WHAT NEEDS TO BE DONE
Copy the records below exactly, leaving out every picture.

═════ RECORDS FOR PROCESSING ═════

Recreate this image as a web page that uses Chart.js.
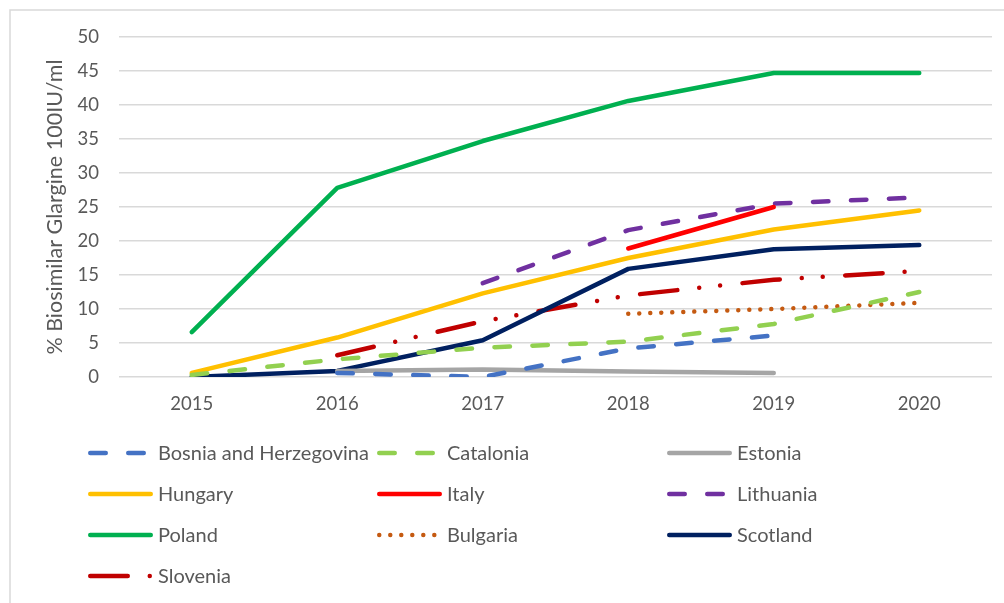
<!DOCTYPE html>
<html>
<head>
<meta charset="utf-8">
<script src="https://cdn.jsdelivr.net/npm/chart.js@4.4.1/dist/chart.umd.min.js"></script>
<style>
    html, body { margin: 0; padding: 0; background: #fff; }
    #wrap { width: 1004px; height: 603px; position: relative; }
</style>
</head>
<body>
<div id="wrap"><canvas id="glargineCanvas"></canvas></div>
<script>
// years on the x axis
const years = ['2015', '2016', '2017', '2018', '2019', '2020'];

// % biosimilar glargine 100IU/ml per country (null = no data)
const bosnia    = [null, 0.6, 0.0, 4.2, 6.1, null];
const catalonia = [0.3, 2.6, 4.3, 5.2, 7.8, 12.5];
const estonia   = [null, 0.9, 1.1, 0.8, 0.6, null];
const hungary   = [0.6, 5.8, 12.3, 17.5, 21.7, 24.5];
const italy     = [null, null, null, 18.9, 25.0, null];
const lithuania = [null, null, 13.8, 21.6, 25.5, 26.4];
const poland    = [6.6, 27.8, 34.7, 40.6, 44.7, 44.7];
const bulgaria  = [null, null, null, 9.3, 10.0, 10.9];
const scotland  = [0.0, 0.9, 5.4, 15.9, 18.8, 19.4];
const slovenia  = [null, 3.2, 8.2, 12.0, 14.3, 15.6];

const yTicks = [0, 5, 10, 15, 20, 25, 30, 35, 40, 45, 50];

const FONT = 'Lato';
const TEXT_GREY = '#595959';
const GRID_GREY = '#D9D9D9';

const DASH = [15.5, 22.5];
const DOT = [0.01, 11];
const LONG_DASH_DOT_DOT = [37.5, 22, 0.01, 21, 0.01, 22.5];

function makeSet(label, data, color, dash) {
    return {
        label: label,
        data: data,
        borderColor: color,
        backgroundColor: color,
        borderWidth: 4.5,
        borderDash: dash || [],
        borderCapStyle: 'round',
        borderJoinStyle: 'round',
        pointRadius: 0,
        pointHoverRadius: 0,
        tension: 0,
        spanGaps: false,
        fill: false
    };
}

const datasets = [
    makeSet('Bosnia and Herzegovina', bosnia, '#4472C4', DASH),
    makeSet('Catalonia', catalonia, '#92D050', DASH),
    makeSet('Estonia', estonia, '#A5A5A5'),
    makeSet('Hungary', hungary, '#FFC000'),
    makeSet('Italy', italy, '#FF0000'),
    makeSet('Lithuania', lithuania, '#7030A0', DASH),
    makeSet('Poland', poland, '#00B050'),
    makeSet('Bulgaria', bulgaria, '#C55A11', DOT),
    makeSet('Scotland', scotland, '#002060'),
    makeSet('Slovenia', slovenia, '#C00000', LONG_DASH_DOT_DOT)
];

// white background + the thin grey frame around the chart
const framePlugin = {
    id: 'frame',
    beforeDraw(chart) {
        const ctx = chart.ctx;
        ctx.save();
        ctx.fillStyle = '#fff';
        ctx.fillRect(0, 0, chart.width, chart.height);
        ctx.strokeStyle = GRID_GREY;
        ctx.lineWidth = 1.5;
        ctx.strokeRect(10, 10, chart.width + 20, chart.height + 20);
        ctx.restore();
    }
};

// legend laid out in a fixed 3 column grid like the original
const gridLegend = {
    id: 'gridLegend',
    afterDraw(chart) {
        const ctx = chart.ctx;
        const colX = [88, 377, 667];
        const rowY0 = 453;
        const rowStep = 41;
        const lineLen = 65;
        ctx.save();
        chart.data.datasets.forEach((ds, i) => {
            const x = colX[i % 3];
            const y = rowY0 + Math.floor(i / 3) * rowStep;
            ctx.beginPath();
            ctx.setLineDash(ds.borderDash);
            ctx.lineCap = 'round';
            ctx.lineWidth = 4.5;
            ctx.strokeStyle = ds.borderColor;
            ctx.moveTo(x + 2.25, y);
            ctx.lineTo(x + lineLen - 2.25, y);
            ctx.stroke();
            ctx.setLineDash([]);
            ctx.fillStyle = TEXT_GREY;
            ctx.font = '20px ' + FONT;
            ctx.textBaseline = 'middle';
            ctx.textAlign = 'left';
            ctx.fillText(ds.label, x + 70, y + 1);
        });
        ctx.restore();
    }
};

const ctx = document.getElementById('glargineCanvas').getContext('2d');

new Chart(ctx, {
    type: 'line',
    data: {
        labels: years,
        datasets: datasets
    },
    options: {
        responsive: true,
        maintainAspectRatio: false,
        animation: false,
        events: [],
        layout: {
            padding: { left: 0, top: 37, right: 12, bottom: 176 }
        },
        plugins: {
            legend: { display: false },
            tooltip: { enabled: false }
        },
        scales: {
            x: {
                offset: true,
                grid: { display: false, drawTicks: false },
                border: { display: false },
                ticks: {
                    color: TEXT_GREY,
                    font: { family: FONT, size: 18.5 },
                    padding: 16,
                    maxRotation: 0
                },
                afterFit(scale) { scale.height = 50; }
            },
            y: {
                min: 0,
                max: 50,
                grid: { color: GRID_GREY, lineWidth: 1.5, drawTicks: false },
                border: { display: false },
                afterBuildTicks(scale) {
                    scale.ticks = yTicks.map(v => ({ value: v }));
                },
                ticks: {
                    color: TEXT_GREY,
                    font: { family: FONT, size: 18.5 },
                    padding: 20
                },
                title: {
                    display: true,
                    text: '% Biosimilar Glargine 100IU/ml',
                    color: TEXT_GREY,
                    font: { family: FONT, size: 21.5, weight: 'normal' },
                    padding: { top: 42, bottom: 0 }
                },
                afterFit(scale) { scale.width = 119; }
            }
        }
    },
    plugins: [framePlugin, gridLegend]
});
</script>
</body>
</html>
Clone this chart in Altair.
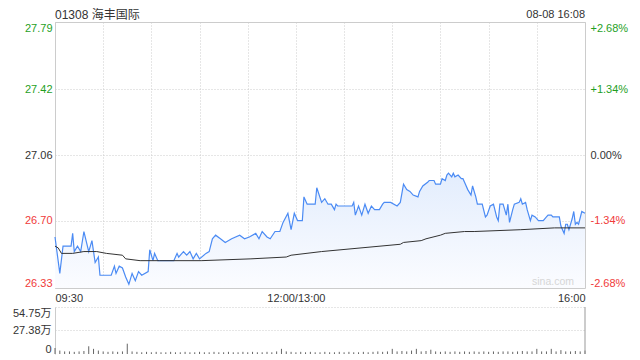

═════

FINAL RESULT
Recreate this image as a web page that uses Chart.js.
<!DOCTYPE html>
<html>
<head>
<meta charset="utf-8">
<script src="https://cdn.jsdelivr.net/npm/chart.js@4.4.1/dist/chart.umd.min.js"></script>
<style>
    html, body { margin: 0; padding: 0; background: #fff; }
    #wrap { width: 1004px; height: 603px; position: relative; }
</style>
</head>
<body>
<div id="wrap"><canvas id="glargineCanvas"></canvas></div>
<script>
// years on the x axis
const years = ['2015', '2016', '2017', '2018', '2019', '2020'];

// % biosimilar glargine 100IU/ml per country (null = no data)
const bosnia    = [null, 0.6, 0.0, 4.2, 6.1, null];
const catalonia = [0.3, 2.6, 4.3, 5.2, 7.8, 12.5];
const estonia   = [null, 0.9, 1.1, 0.8, 0.6, null];
const hungary   = [0.6, 5.8, 12.3, 17.5, 21.7, 24.5];
const italy     = [null, null, null, 18.9, 25.0, null];
const lithuania = [null, null, 13.8, 21.6, 25.5, 26.4];
const poland    = [6.6, 27.8, 34.7, 40.6, 44.7, 44.7];
const bulgaria  = [null, null, null, 9.3, 10.0, 10.9];
const scotland  = [0.0, 0.9, 5.4, 15.9, 18.8, 19.4];
const slovenia  = [null, 3.2, 8.2, 12.0, 14.3, 15.6];

const yTicks = [0, 5, 10, 15, 20, 25, 30, 35, 40, 45, 50];

const FONT = 'Lato';
const TEXT_GREY = '#595959';
const GRID_GREY = '#D9D9D9';

const DASH = [15.5, 22.5];
const DOT = [0.01, 11];
const LONG_DASH_DOT_DOT = [37.5, 22, 0.01, 21, 0.01, 22.5];

function makeSet(label, data, color, dash) {
    return {
        label: label,
        data: data,
        borderColor: color,
        backgroundColor: color,
        borderWidth: 4.5,
        borderDash: dash || [],
        borderCapStyle: 'round',
        borderJoinStyle: 'round',
        pointRadius: 0,
        pointHoverRadius: 0,
        tension: 0,
        spanGaps: false,
        fill: false
    };
}

const datasets = [
    makeSet('Bosnia and Herzegovina', bosnia, '#4472C4', DASH),
    makeSet('Catalonia', catalonia, '#92D050', DASH),
    makeSet('Estonia', estonia, '#A5A5A5'),
    makeSet('Hungary', hungary, '#FFC000'),
    makeSet('Italy', italy, '#FF0000'),
    makeSet('Lithuania', lithuania, '#7030A0', DASH),
    makeSet('Poland', poland, '#00B050'),
    makeSet('Bulgaria', bulgaria, '#C55A11', DOT),
    makeSet('Scotland', scotland, '#002060'),
    makeSet('Slovenia', slovenia, '#C00000', LONG_DASH_DOT_DOT)
];

// white background + the thin grey frame around the chart
const framePlugin = {
    id: 'frame',
    beforeDraw(chart) {
        const ctx = chart.ctx;
        ctx.save();
        ctx.fillStyle = '#fff';
        ctx.fillRect(0, 0, chart.width, chart.height);
        ctx.strokeStyle = GRID_GREY;
        ctx.lineWidth = 1.5;
        ctx.strokeRect(10, 10, chart.width + 20, chart.height + 20);
        ctx.restore();
    }
};

// legend laid out in a fixed 3 column grid like the original
const gridLegend = {
    id: 'gridLegend',
    afterDraw(chart) {
        const ctx = chart.ctx;
        const colX = [88, 377, 667];
        const rowY0 = 453;
        const rowStep = 41;
        const lineLen = 65;
        ctx.save();
        chart.data.datasets.forEach((ds, i) => {
            const x = colX[i % 3];
            const y = rowY0 + Math.floor(i / 3) * rowStep;
            ctx.beginPath();
            ctx.setLineDash(ds.borderDash);
            ctx.lineCap = 'round';
            ctx.lineWidth = 4.5;
            ctx.strokeStyle = ds.borderColor;
            ctx.moveTo(x + 2.25, y);
            ctx.lineTo(x + lineLen - 2.25, y);
            ctx.stroke();
            ctx.setLineDash([]);
            ctx.fillStyle = TEXT_GREY;
            ctx.font = '20px ' + FONT;
            ctx.textBaseline = 'middle';
            ctx.textAlign = 'left';
            ctx.fillText(ds.label, x + 70, y + 1);
        });
        ctx.restore();
    }
};

const ctx = document.getElementById('glargineCanvas').getContext('2d');

new Chart(ctx, {
    type: 'line',
    data: {
        labels: years,
        datasets: datasets
    },
    options: {
        responsive: true,
        maintainAspectRatio: false,
        animation: false,
        events: [],
        layout: {
            padding: { left: 0, top: 37, right: 12, bottom: 176 }
        },
        plugins: {
            legend: { display: false },
            tooltip: { enabled: false }
        },
        scales: {
            x: {
                offset: true,
                grid: { display: false, drawTicks: false },
                border: { display: false },
                ticks: {
                    color: TEXT_GREY,
                    font: { family: FONT, size: 18.5 },
                    padding: 16,
                    maxRotation: 0
                },
                afterFit(scale) { scale.height = 50; }
            },
            y: {
                min: 0,
                max: 50,
                grid: { color: GRID_GREY, lineWidth: 1.5, drawTicks: false },
                border: { display: false },
                afterBuildTicks(scale) {
                    scale.ticks = yTicks.map(v => ({ value: v }));
                },
                ticks: {
                    color: TEXT_GREY,
                    font: { family: FONT, size: 18.5 },
                    padding: 20
                },
                title: {
                    display: true,
                    text: '% Biosimilar Glargine 100IU/ml',
                    color: TEXT_GREY,
                    font: { family: FONT, size: 21.5, weight: 'normal' },
                    padding: { top: 42, bottom: 0 }
                },
                afterFit(scale) { scale.width = 119; }
            }
        }
    },
    plugins: [framePlugin, gridLegend]
});
</script>
</body>
</html>
Clone this chart in Altair.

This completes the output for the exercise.